My dear family friend, Susan, is here today. She has a great article for you on gardens and finding inspiration everywhere in your life! You are going to love it!
How Does Your Garden Grow?
Creativity comes in many forms and some of the same skills one taps into when designing quilts and sewing projects can be applied to a garden as well. Colors, shapes, patterns, and even a little randomness all come into play.
In sixteenth century England, formal pleasure gardens were just coming into their own, thanks in part to the in-migration of professional gardeners from Italy and France and to social and cultural changes that brought more social order and security and meant that owners of the “big houses” (kings, earls, dukes, and the like) had more time and money to invest in pleasurable pursuits. Gardens thus became status indicators and were often very large and quite complex.
These gardens might include small orchards and all manner of shrubs, flowering plants, and herbs. They often featured walls or hedges enclosing smaller areas or sub-gardens, and gardeners employed walkways, arbors, benches, and even small hills known as “mounts.” Heraldry features and beast sculptures might be used to emphasize some element of family history or status, and sundials, fountains, fishponds, mazes, and topiary all eventually came into use.
The most notable feature of sixteenth-century gardens were knot gardens.
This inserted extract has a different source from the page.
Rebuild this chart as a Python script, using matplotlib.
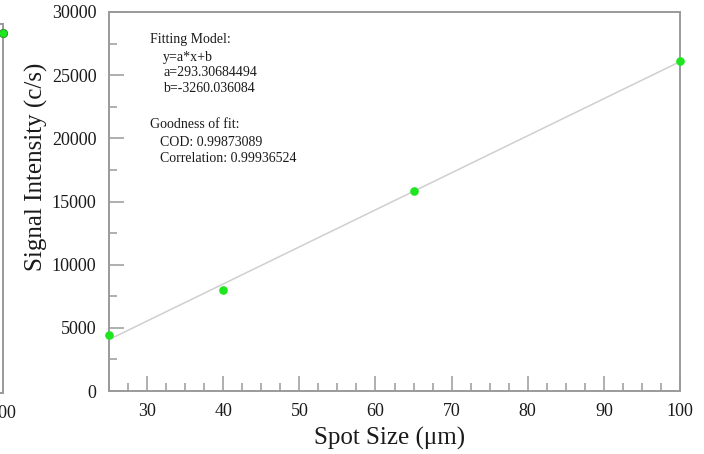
import numpy as np
import matplotlib
matplotlib.use('Agg')
import matplotlib.pyplot as plt
from matplotlib.ticker import MultipleLocator

plt.rcParams['font.family'] = ['Liberation Serif', 'DejaVu Serif']

# Data
spot_size = [25, 40, 65, 100]
signal = [4400, 8000, 15800, 26150]

# fit parameters as printed on the chart
fit_a = 293.30684494
fit_b = -3260.036084
fit_text = ['Fitting Model:', 'y=a*x+b', 'a=293.30684494', 'b=-3260.036084']
gof_text = ['Goodness of fit:', 'COD: 0.99873089', 'Correlation: 0.99936524']

# neighbouring panel, only its right edge shows in the crop
left_x = [100]
left_y = [29300]

W, H = 704, 454
fig = plt.figure(figsize=(W / 100, H / 100), dpi=100)

def px(x0, y0, x1, y1):
    # pixel box -> figure fraction [left, bottom, width, height]
    return [x0 / W, 1 - y1 / H, (x1 - x0) / W, (y1 - y0) / H]

spine_col = '#9a9a9a'
txt_col = '#1a1a1a'
dot_col = '#1ee61e'

### main panel ###
ax = fig.add_axes(px(109, 12, 680, 391))
x_fit = np.array([25, 100])
ax.plot(x_fit, fit_a * x_fit + fit_b, color='#cfcfcf', lw=1.1, zorder=2)
ax.plot(spot_size, signal, 'o', color=dot_col, ms=5.2, mec=dot_col, zorder=3,
        clip_on=False)

ax.set_xlim(25, 100)
ax.set_ylim(0, 30000)
ax.xaxis.set_major_locator(MultipleLocator(10))
ax.xaxis.set_minor_locator(MultipleLocator(2.5))
ax.yaxis.set_major_locator(MultipleLocator(5000))
ax.yaxis.set_minor_locator(MultipleLocator(2500))
ax.tick_params(which='both', direction='in', color=spine_col, width=1.1,
               labelsize=13, labelcolor=txt_col, top=False, right=False)
ax.tick_params(which='major', length=11, pad=9)
ax.tick_params(which='minor', length=5.5)
for s in ax.spines.values():
    s.set_color(spine_col)
    s.set_linewidth(1.4)

fig.text(390 / W, 1 - 438 / H, 'Spot Size (\u03bcm)', fontsize=18,
         color=txt_col, ha='center', va='center')
fig.text(36 / W, 1 - 167 / H, 'Signal Intensity (c/s)', fontsize=18,
         color=txt_col, ha='center', va='center', rotation=90)

# fit report
y_line = [40, 57, 73, 89]
x_line = [150, 163, 163, 163]
for s, xx, yy in zip(fit_text, x_line, y_line):
    fig.text(xx / W, 1 - yy / H, s, fontsize=10, color=txt_col, va='center')
y_line = [125, 142, 158]
x_line = [150, 160, 160]
for s, xx, yy in zip(gof_text, x_line, y_line):
    fig.text(xx / W, 1 - yy / H, s, fontsize=10, color=txt_col, va='center')

### left panel (cut off) ###
ax2 = fig.add_axes(px(-200, 24, 3, 393))
ax2.plot(left_x, left_y, 'o', color=dot_col, ms=6, mec='#2a8a2a', mew=0.6,
         clip_on=False, zorder=3)
ax2.set_xlim(0, 100)
ax2.set_ylim(0, 30000)
ax2.set_xticks([100])
ax2.set_yticks([])
ax2.tick_params(axis='x', direction='in', length=0, pad=9, labelsize=13,
                labelcolor=txt_col)
for s in ax2.spines.values():
    s.set_color(spine_col)
    s.set_linewidth(1.4)

plt.savefig('out.png', dpi=100)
These were usually a square composed of four “knots” —plants in an arrangement that resembled a knot—often surrounded by a railing or some other feature to set them off. Knot gardens are still found today, such as this one at St Fagans museum of country life in Wales:
Often gardens were laid out under windows or balconies to provide a vantage point from which to truly appreciate the design of the garden and its features. The value of this was brought home to me late last summer when I was up on a ladder holding something for my husband and happened to have my camera with me.
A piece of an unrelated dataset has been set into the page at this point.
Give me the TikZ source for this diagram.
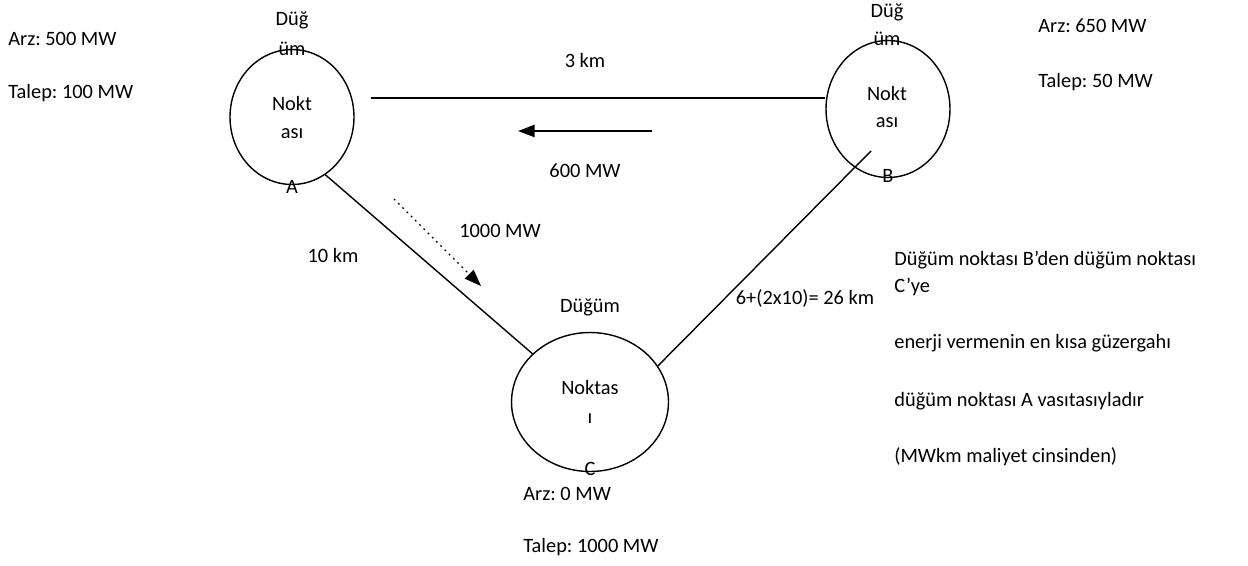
\documentclass[tikz,border=0pt]{standalone}
\usepackage{fontspec}
\setmainfont{Carlito}
\usetikzlibrary{arrows.meta,shapes.geometric}
\frenchspacing

\begin{document}
\begin{tikzpicture}[x=0.02cm,y=-0.02cm,>={Triangle[length=9.5pt,width=7pt]},
  every node/.style={font=\fontsize{11.6}{13}\selectfont,inner sep=0pt,
    text height=0.8em,text depth=0.2em},
  bus/.style={draw,ellipse,line width=0.8pt,minimum width=2.48cm,minimum height=2.7cm,
    text height=,text depth=},
  line/.style={line width=0.8pt},
  info/.style={anchor=west}]
  \useasboundingbox (0,0) rectangle (1248,565);

  % busbars
  \node[bus] (A) at (292,117) {};
  \node[bus,minimum height=2.74cm] (B) at (888,109) {};
  \node[bus,minimum width=3.14cm,minimum height=2.78cm] (C) at (590,402) {};

  \node (At1) at (292,20) {Düğ};
  \node (At2) at (292,50) {üm};
  \node (Ai1) at (292,105) {Nokt};
  \node (Ai2) at (292,133) {ası};
  \node (Al)  at (292,188) {A};

  \node (Bt1) at (887,12) {Düğ};
  \node (Bt2) at (887,40) {üm};
  \node (Bi1) at (887,95) {Nokt};
  \node (Bi2) at (887,122) {ası};
  \node (Bl)  at (888,177) {B};

  \node (Ct)  at (590,307) {Düğüm};
  \node (Ci1) at (590,389) {Noktas};
  \node (Ci2) at (590,418) {ı};
  \node (Cl)  at (590,470) {C};

  % lines
  \coordinate (ab1) at (371,98);
  \coordinate (bc1) at (871,151);
  \draw[line] (ab1) -- (B.west |- ab1);
  \draw[line] (A.-60) -- (C.140);
  \draw[line] (bc1) -- (C.28.6);

  % flows
  \coordinate (f1) at (652,131);
  \coordinate (f2) at (518,131);
  \coordinate (f3) at (394,199);
  \coordinate (f4) at (481,286);
  \draw[line,->] (f1) -- (f2);
  \draw[line,->,dash pattern=on 1pt off 2.4pt] (f3) -- (f4);

  \node (dab) at (585,62) {3 km};
  \node (pab) at (585,172) {600 MW};
  \node (pac) at (500,232) {1000 MW};
  \node (dac) at (333,257) {10 km};
  \node (dbc) at (805,299) {6+(2x10)= 26 km};

  % supply / demand
  \node[info] (Aarz) at (8,40) {Arz: 500 MW};
  \node[info] (Atal) at (8,93) {Talep: 100 MW};
  \node[info] (Barz) at (1038,27) {Arz: 650 MW};
  \node[info] (Btal) at (1038,82) {Talep: 50 MW};
  \node[info] (Carz) at (523,495) {Arz: 0 MW};
  \node[info] (Ctal) at (523,547) {Talep: 1000 MW};

  % note
  \node[info] (n1) at (894,260) {Düğüm noktası B’den düğüm noktası};
  \node[info] (n2) at (894,287) {C’ye};
  \node[info] (n3) at (894,343) {enerji vermenin en kısa güzergahı};
  \node[info] (n4) at (894,401) {düğüm noktası A vasıtasıyladır};
  \node[info] (n5) at (894,457) {(MWkm maliyet cinsinden)};
\end{tikzpicture}
\end{document}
I could see how colors and shapes worked together:
And I could appreciate how I, like the Renaissance gardener, had incorporated places to stroll and places to sit and enjoy:
In 1577 a practical guide for gardeners appeared called The Gardener’s Labyrinth. Authored by one Thomas Hill, it remained in use for many decades, even in the “colonies.” Among it’s many illustrations is this one:
And another one features the gardener working in his raised beds, so mine are simply part of a tradition hundreds of years old:
Medieval gardens had generally been smaller of scale and used for growing plants and herbs for food and medicinal purposes. Those kinds of gardens certainly continued, as members of the lesser social classes would still have needed the garden’s bounty and would not have had time, money, or need for a formal pleasure garden. However, large or small, formal or not, I suspect that there have always been those who enjoyed the challenge and the beauty of growing things for their own sake. And, I’d like to think that rather than lions sculptured from shrubbery, one might simply have “guarden-cats”—living or not!
Thank you Susan! I find inspiration for my quilts all the time in gardens. There are color combinations in gardens that I never would have thought of, but when I see them in nature I get suddenly inspired. PS. I love your “guarden cat”!